Task description :: Start at the line containing "Give me the", stop at the line containing "const yearLabels = [1985, 1990, 1995, 2000, 2005, 2010];", and please reproduce every line in between, both ends included, without pictures.
[START Records shown]
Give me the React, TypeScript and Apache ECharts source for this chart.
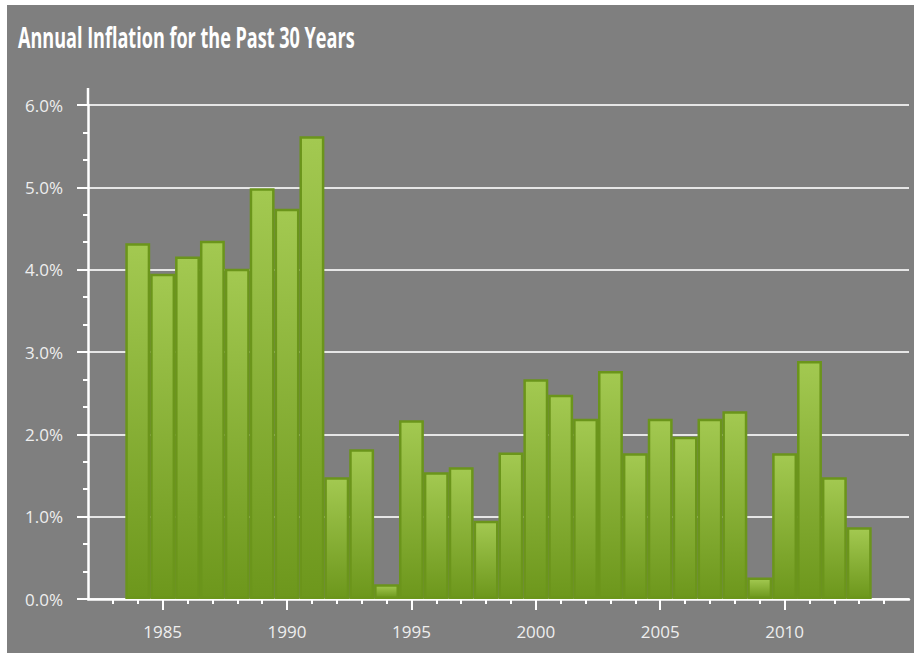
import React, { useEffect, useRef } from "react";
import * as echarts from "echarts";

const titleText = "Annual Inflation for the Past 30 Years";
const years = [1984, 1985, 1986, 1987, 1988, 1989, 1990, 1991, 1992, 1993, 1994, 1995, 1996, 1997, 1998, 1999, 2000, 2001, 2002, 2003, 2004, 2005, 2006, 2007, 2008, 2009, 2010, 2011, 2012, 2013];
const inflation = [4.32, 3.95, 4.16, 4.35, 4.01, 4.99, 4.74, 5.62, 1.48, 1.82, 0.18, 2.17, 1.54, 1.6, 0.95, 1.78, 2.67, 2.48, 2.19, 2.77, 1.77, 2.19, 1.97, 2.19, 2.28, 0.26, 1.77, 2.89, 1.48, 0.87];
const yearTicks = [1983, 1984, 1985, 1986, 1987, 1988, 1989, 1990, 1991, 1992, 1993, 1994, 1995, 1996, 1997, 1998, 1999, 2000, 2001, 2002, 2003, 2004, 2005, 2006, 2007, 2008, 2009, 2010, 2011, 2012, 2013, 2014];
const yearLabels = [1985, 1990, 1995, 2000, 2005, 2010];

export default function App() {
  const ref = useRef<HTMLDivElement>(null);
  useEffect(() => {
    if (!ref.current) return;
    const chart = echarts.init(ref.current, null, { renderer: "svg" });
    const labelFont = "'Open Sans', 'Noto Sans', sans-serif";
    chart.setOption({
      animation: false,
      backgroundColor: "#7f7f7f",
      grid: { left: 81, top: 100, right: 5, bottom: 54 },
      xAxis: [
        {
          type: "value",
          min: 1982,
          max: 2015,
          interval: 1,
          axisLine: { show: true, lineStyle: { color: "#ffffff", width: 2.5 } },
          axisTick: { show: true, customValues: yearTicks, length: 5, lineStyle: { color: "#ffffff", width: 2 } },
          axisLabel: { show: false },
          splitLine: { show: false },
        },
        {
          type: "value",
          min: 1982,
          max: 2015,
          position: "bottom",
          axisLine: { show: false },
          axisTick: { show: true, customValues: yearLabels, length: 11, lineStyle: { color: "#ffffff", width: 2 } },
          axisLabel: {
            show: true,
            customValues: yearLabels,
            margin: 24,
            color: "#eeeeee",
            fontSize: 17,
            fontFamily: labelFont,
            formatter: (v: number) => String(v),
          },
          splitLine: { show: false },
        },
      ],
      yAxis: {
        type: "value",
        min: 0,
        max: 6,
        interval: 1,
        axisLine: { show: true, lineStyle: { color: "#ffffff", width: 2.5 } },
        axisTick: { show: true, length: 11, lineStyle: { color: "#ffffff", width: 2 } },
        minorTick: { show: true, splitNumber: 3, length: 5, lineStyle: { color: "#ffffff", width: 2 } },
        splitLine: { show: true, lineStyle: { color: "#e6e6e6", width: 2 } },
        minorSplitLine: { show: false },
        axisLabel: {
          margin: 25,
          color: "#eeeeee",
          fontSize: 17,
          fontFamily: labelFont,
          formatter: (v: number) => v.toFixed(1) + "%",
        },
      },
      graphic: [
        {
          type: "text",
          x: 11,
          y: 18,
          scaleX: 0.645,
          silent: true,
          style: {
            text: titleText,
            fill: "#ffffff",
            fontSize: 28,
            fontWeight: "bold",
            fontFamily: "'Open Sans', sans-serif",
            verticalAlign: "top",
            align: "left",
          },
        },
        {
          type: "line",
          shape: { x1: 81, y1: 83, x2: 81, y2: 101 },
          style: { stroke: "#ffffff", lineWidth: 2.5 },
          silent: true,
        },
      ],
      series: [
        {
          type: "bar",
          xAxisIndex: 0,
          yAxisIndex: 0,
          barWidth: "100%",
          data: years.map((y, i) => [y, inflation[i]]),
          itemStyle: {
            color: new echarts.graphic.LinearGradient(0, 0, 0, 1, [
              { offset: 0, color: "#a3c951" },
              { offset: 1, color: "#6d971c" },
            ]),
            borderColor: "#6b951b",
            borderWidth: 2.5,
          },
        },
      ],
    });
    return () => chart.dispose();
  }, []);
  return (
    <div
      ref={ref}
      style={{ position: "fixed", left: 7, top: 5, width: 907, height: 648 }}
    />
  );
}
[END Records shown]
[START Records shown]
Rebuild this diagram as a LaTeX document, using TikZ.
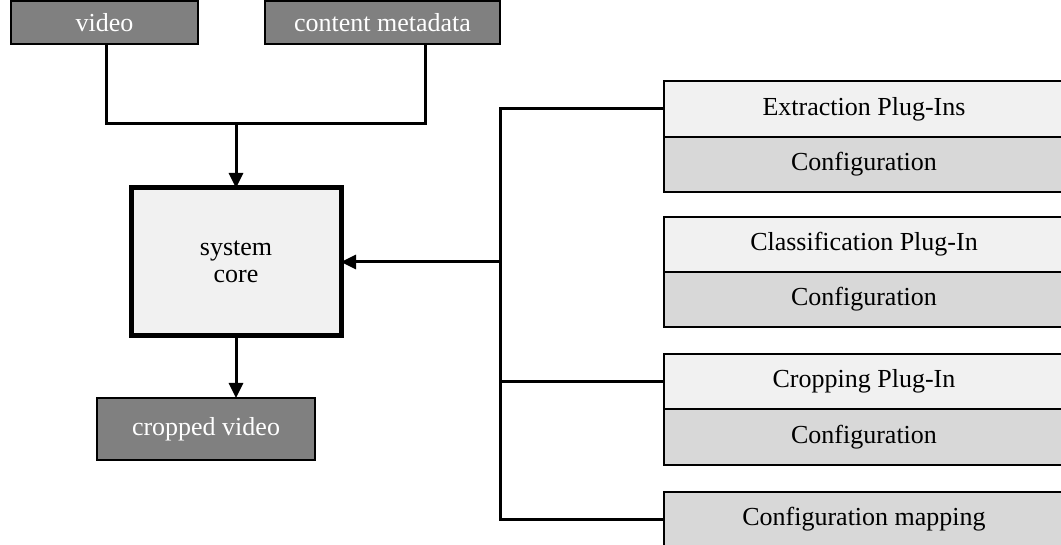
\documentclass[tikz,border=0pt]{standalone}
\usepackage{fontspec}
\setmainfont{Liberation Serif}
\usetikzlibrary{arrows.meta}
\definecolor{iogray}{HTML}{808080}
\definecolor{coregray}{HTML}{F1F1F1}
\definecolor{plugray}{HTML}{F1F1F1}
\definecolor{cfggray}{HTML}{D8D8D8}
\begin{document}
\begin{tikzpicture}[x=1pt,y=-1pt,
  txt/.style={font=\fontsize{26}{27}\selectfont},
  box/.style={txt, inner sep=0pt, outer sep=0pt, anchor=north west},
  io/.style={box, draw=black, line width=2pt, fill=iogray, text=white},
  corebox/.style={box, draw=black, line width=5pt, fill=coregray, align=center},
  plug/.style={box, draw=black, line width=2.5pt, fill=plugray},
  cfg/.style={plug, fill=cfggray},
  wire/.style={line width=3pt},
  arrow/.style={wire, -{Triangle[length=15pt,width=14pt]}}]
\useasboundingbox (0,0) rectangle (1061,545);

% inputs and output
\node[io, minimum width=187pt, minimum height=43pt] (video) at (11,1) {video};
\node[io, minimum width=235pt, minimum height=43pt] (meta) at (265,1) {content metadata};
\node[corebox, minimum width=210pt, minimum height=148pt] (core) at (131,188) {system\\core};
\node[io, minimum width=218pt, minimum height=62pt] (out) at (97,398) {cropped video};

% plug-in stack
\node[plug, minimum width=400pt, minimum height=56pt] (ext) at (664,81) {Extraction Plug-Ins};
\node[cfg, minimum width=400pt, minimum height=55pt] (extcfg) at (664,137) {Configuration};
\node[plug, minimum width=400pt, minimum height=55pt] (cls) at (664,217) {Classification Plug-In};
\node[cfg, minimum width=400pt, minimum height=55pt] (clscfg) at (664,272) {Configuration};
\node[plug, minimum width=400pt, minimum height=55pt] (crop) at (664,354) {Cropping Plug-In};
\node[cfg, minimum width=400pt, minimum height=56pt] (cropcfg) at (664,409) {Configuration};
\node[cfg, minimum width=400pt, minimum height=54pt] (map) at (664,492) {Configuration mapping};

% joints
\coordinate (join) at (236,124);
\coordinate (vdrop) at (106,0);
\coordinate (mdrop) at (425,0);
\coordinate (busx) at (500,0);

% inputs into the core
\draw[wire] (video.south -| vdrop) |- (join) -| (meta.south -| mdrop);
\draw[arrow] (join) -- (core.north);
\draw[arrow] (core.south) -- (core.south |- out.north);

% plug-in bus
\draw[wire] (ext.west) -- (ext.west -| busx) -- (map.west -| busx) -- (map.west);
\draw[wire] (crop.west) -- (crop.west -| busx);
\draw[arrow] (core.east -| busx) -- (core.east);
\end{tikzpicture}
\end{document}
[END Records shown]
Result of this exercise ::
Give me the React, TypeScript and Apache ECharts source for this chart.
import React, { useEffect, useRef } from "react";
import * as echarts from "echarts";

const titleText = "Annual Inflation for the Past 30 Years";
const years = [1984, 1985, 1986, 1987, 1988, 1989, 1990, 1991, 1992, 1993, 1994, 1995, 1996, 1997, 1998, 1999, 2000, 2001, 2002, 2003, 2004, 2005, 2006, 2007, 2008, 2009, 2010, 2011, 2012, 2013];
const inflation = [4.32, 3.95, 4.16, 4.35, 4.01, 4.99, 4.74, 5.62, 1.48, 1.82, 0.18, 2.17, 1.54, 1.6, 0.95, 1.78, 2.67, 2.48, 2.19, 2.77, 1.77, 2.19, 1.97, 2.19, 2.28, 0.26, 1.77, 2.89, 1.48, 0.87];
const yearTicks = [1983, 1984, 1985, 1986, 1987, 1988, 1989, 1990, 1991, 1992, 1993, 1994, 1995, 1996, 1997, 1998, 1999, 2000, 2001, 2002, 2003, 2004, 2005, 2006, 2007, 2008, 2009, 2010, 2011, 2012, 2013, 2014];
const yearLabels = [1985, 1990, 1995, 2000, 2005, 2010];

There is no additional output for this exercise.